Natural gas grows strongly, supported by broad-based demand, plentiful low-cost supplies, and the increasing availability of gas globally, aided by the growing supplies of liquefied natural gas (LNG).
In the ET scenario, natural gas grows at an average rate of 1.7% p.a. - increasing nearly 50% by 2040 - the only source of energy, along with renewables, whose share in primary energy increases over the Outlook.
Growth in gas demand is widespread, increasing in almost every country and region considered in the Outlook. The increase is driven in broadly equal amounts by use in power and industry. Transport records the fastest growth, albeit with small volumes.
Global gas production is led by the US and Middle East (Qatar and Iran) – who together account for almost 50% of the growth in gas production over the Outlook – supported by strong increases in output in both China and Russia.
The importance of gas trade continues to grow over the Outlook, driven by robust expansion of LNG supplies which account for more than 15% of total gas demand in 2040, overtaking inter-regional pipeline shipments in the late 2020s.
Growth in natural gas demand is led by industry and the power sector.
In the ET scenario, the use of gas in industry accelerates over the Outlook, while the growth of gas in the power sector slows.
The increased industrial demand for gas over the Outlook is largely driven by developing economies as they continue to industrialize, especially in regions with large gas resources (Middle East, Africa). Coal-to-gas switching, especially in China, also supports gas demand in industry.
The additional gas absorbed by the power sector is driven by the overall growth of power demand, with the share of natural gas in the global power sector remaining relatively stable at around 20%. Among the major gas producers, only North America experiences an increase in the share of gas at the expense of coal.
Although the use of gas within transport grows rapidly, it remains small relative to industry and power.
The speed and pattern of growth in gas demand, particularly in the non-OECD, is dependent on the pace at which the required supporting infrastructure is built: this is a key source of uncertainty concerning the Outlook for natural gas.
Global LNG volumes are set to expand substantially, leading to a more competitive, globally integrated gas market.
In the ET scenario, LNG trade more than doubles, reaching almost 900 Bcm in 2040 up from around 400 Bcm in 2017.
The increase in LNG exports is led by North America, followed by the Middle East, Africa and Russia. As the LNG market matures, the US and Qatar emerge as the main centres of LNG exports, accounting for around 40% of all LNG exports by 2040.
Asia remains the dominant market for LNG imports, although the pattern of imports within Asia shifts, with China, India and Other Asia overtaking the more established markets of Japan and Korea, and accounting for around half of all LNG imports by 2040.

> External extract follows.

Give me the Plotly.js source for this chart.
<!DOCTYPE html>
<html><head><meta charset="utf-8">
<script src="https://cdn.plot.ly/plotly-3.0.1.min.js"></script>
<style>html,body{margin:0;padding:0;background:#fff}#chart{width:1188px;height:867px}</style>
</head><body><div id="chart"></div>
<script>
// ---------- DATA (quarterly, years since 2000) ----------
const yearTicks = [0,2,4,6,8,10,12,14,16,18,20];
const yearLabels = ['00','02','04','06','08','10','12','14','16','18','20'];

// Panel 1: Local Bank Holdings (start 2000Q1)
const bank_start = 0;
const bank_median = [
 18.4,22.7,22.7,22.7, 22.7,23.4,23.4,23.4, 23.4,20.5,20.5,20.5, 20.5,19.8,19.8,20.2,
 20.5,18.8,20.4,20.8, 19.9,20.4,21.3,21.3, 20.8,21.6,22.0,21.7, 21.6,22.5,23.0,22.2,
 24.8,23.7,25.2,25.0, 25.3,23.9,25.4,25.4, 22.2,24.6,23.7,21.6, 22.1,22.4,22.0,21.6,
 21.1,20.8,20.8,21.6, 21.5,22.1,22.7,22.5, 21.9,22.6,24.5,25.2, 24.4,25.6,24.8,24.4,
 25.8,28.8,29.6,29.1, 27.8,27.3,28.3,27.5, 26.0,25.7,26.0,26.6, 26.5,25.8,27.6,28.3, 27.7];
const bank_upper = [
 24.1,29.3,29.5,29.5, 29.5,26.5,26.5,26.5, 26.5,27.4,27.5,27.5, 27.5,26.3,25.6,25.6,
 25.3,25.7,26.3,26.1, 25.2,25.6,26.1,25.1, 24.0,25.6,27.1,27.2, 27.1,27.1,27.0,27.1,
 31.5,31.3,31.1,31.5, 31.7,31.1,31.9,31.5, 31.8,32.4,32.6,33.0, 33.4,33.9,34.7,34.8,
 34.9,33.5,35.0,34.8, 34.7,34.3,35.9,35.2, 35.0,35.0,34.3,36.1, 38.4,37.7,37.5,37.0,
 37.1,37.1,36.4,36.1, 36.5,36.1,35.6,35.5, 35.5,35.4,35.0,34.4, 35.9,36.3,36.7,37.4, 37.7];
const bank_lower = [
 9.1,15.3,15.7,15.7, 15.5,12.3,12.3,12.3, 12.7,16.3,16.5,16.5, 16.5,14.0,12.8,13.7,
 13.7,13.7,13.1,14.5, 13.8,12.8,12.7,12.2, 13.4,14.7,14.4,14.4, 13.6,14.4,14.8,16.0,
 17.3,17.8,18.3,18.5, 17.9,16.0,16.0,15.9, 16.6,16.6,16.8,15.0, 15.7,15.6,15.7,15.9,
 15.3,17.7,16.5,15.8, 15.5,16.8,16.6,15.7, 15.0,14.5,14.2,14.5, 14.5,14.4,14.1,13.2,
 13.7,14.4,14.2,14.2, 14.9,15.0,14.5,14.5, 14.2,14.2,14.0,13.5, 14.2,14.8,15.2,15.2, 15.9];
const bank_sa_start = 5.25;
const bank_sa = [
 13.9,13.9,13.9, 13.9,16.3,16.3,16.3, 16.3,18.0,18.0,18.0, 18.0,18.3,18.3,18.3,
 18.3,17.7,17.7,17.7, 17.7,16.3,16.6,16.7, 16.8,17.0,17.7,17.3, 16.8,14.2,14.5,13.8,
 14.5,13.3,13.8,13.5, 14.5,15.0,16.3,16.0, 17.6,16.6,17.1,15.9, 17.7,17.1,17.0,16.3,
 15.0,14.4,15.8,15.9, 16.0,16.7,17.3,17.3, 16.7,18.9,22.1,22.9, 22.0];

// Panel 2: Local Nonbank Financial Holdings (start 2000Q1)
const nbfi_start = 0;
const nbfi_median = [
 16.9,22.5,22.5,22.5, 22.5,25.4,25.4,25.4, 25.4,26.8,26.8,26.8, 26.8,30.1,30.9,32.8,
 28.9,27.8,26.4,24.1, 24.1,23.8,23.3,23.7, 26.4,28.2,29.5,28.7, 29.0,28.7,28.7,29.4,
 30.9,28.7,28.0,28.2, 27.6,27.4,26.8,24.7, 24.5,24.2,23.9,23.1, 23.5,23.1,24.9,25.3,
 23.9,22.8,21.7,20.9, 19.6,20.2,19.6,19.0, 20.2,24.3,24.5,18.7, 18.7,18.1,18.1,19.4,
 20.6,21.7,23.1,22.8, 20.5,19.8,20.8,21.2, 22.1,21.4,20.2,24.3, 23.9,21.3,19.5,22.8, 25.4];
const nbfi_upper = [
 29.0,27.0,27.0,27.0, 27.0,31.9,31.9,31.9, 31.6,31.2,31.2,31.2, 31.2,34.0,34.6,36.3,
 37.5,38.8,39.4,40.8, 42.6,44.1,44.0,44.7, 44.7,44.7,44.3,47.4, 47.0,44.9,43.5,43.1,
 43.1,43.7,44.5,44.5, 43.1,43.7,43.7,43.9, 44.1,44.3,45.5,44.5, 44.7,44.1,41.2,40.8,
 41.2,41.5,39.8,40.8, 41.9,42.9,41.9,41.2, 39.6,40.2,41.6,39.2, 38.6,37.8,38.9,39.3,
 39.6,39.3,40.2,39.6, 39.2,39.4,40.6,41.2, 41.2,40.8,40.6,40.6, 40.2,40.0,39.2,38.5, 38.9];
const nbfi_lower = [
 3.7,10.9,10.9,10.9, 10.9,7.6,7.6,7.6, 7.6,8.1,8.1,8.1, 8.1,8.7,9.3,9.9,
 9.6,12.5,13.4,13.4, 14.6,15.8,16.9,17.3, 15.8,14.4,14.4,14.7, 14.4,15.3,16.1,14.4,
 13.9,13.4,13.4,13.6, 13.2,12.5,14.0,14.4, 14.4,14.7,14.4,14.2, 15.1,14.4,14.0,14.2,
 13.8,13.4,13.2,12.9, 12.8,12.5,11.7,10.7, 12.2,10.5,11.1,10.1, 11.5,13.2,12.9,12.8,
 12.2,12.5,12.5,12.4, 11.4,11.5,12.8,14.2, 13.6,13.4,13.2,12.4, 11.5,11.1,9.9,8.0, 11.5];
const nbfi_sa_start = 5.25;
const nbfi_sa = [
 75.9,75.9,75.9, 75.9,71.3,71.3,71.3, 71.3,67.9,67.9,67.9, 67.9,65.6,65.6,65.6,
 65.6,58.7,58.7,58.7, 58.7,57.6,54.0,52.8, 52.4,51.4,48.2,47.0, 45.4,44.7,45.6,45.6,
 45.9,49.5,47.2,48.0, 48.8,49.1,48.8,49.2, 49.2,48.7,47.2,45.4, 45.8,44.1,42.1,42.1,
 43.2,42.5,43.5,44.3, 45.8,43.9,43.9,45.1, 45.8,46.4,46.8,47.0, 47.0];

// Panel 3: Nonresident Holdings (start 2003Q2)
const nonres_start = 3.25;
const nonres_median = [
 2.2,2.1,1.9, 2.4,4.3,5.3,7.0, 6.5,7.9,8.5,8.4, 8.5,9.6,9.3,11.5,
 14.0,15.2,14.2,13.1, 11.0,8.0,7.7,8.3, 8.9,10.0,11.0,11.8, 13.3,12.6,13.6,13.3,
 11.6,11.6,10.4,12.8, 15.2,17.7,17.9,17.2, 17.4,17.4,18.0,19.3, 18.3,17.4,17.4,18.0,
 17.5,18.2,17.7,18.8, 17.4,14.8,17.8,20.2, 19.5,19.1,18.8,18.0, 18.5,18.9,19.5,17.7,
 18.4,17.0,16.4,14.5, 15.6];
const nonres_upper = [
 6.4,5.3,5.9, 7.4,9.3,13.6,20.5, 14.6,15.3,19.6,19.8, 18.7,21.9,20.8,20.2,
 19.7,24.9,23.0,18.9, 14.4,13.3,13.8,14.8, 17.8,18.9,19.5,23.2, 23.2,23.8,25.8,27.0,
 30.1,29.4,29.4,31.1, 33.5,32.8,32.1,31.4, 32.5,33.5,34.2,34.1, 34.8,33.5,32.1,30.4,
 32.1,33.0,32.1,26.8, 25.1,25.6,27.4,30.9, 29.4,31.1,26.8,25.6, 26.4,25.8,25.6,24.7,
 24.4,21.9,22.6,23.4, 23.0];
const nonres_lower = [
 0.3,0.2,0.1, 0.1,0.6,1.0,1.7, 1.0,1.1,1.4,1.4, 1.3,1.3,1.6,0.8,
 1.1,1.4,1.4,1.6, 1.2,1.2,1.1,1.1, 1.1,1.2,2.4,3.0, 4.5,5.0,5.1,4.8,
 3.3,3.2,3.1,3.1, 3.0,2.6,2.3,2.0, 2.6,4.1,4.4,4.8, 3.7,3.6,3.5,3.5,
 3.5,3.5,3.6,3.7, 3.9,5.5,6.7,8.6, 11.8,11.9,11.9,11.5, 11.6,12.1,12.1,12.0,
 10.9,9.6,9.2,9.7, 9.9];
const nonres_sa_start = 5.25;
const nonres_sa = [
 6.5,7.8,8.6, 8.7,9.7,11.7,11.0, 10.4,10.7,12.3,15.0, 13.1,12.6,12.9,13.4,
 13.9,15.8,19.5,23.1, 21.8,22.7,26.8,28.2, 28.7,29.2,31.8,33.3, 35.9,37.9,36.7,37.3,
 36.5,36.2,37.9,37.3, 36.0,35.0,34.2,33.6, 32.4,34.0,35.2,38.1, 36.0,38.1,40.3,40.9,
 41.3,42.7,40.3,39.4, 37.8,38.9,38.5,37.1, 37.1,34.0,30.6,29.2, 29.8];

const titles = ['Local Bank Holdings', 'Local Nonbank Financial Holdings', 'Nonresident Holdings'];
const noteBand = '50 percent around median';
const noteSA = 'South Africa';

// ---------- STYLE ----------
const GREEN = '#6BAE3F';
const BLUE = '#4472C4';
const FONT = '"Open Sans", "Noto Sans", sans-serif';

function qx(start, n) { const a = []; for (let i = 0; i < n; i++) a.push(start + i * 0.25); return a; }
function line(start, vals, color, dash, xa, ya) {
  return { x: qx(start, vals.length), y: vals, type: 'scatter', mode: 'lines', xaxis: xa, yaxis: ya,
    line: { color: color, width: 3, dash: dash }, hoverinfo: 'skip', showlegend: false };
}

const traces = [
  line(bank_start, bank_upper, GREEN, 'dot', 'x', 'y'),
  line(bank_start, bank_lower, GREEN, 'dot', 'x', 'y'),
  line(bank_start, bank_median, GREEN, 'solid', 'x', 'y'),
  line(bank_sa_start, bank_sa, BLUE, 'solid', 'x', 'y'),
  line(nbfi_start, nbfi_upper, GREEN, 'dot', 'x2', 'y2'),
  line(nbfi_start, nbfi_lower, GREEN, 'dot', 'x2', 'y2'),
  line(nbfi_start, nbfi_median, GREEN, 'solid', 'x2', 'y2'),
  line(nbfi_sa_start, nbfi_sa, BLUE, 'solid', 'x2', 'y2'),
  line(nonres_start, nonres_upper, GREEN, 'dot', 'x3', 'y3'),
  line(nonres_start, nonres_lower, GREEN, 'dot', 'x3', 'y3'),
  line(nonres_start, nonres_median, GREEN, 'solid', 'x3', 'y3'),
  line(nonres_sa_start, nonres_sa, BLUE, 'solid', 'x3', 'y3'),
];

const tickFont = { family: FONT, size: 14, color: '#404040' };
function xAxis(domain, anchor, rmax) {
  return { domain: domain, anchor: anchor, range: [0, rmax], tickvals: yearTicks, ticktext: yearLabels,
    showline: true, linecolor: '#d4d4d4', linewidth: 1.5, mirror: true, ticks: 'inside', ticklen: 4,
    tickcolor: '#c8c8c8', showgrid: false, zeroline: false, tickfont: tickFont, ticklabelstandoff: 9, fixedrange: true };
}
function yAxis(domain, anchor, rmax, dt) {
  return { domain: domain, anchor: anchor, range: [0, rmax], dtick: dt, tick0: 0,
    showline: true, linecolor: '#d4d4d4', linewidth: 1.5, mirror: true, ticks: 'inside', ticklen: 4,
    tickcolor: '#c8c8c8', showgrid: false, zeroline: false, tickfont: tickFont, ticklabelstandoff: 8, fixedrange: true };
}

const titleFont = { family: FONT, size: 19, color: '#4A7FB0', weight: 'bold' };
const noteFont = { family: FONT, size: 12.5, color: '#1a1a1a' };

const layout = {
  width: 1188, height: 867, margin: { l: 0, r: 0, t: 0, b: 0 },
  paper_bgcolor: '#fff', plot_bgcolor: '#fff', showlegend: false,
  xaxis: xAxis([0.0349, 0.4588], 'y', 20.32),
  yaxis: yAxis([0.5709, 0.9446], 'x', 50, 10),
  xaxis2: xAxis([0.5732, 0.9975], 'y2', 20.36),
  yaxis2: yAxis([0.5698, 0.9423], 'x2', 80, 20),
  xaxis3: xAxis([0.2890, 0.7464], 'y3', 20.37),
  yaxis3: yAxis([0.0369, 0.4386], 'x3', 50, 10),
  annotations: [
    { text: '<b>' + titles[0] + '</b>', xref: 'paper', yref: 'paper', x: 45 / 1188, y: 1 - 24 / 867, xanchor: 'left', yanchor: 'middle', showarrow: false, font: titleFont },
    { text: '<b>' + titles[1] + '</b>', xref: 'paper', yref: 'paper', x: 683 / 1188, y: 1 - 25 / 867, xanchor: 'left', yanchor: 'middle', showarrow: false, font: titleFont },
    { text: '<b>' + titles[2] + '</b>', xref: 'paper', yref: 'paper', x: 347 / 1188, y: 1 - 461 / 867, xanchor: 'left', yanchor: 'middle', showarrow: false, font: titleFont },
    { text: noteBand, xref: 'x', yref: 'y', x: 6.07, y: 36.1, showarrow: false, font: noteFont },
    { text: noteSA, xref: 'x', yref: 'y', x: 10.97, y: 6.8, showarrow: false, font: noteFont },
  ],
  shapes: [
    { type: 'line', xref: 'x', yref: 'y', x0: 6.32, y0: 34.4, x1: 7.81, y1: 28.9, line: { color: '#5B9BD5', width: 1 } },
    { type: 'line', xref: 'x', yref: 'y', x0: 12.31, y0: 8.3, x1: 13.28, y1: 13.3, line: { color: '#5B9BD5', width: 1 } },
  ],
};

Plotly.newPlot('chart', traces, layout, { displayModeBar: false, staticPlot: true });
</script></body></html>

Europe remains a key market, both as a ‘balancing market’ for LNG supplies and a key hub of gas-on-gas competition between LNG and pipeline gas.
The precise profile of LNG volume growth will depend on the timing and availability of the new investments needed to finance the considerable expansion. The cyclical nature of LNG investments means there is a risk that the development of the LNG market will continue to be associated with periods of volatility.
In the ET scenario, European gas production declines by 40%, causing Europe’s import dependency to increase to around three-quarters in 2040.
Europe’s existing infrastructure means it has the capacity to increase substantially its imports of either LNG or pipeline gas, especially from Russia.
The greater ease of transportation means pipeline gas has a marked cost advantage over LNG; the main constraint on pipeline imports is concerns about Europe’s dependency on Russia for gas. In the ET scenario, the development of a globally integrated gas market eases these concerns, allowing Russia to increase slightly its share of European gas demand.
In China, despite sizeable increases in domestic production, demand growth outstrips supply, causing import dependency to rise to over 40% by 2040. Around half of these additional imports are met by incremental pipeline capacity from Russia and other CIS countries, and the remainder from LNG.
As in Europe, as well as pure cost considerations, China’s choice of gas supply may also depend on the energy security implications of different sources of supply (some of these energy security issues are explored in the ‘Less globalization’ scenario).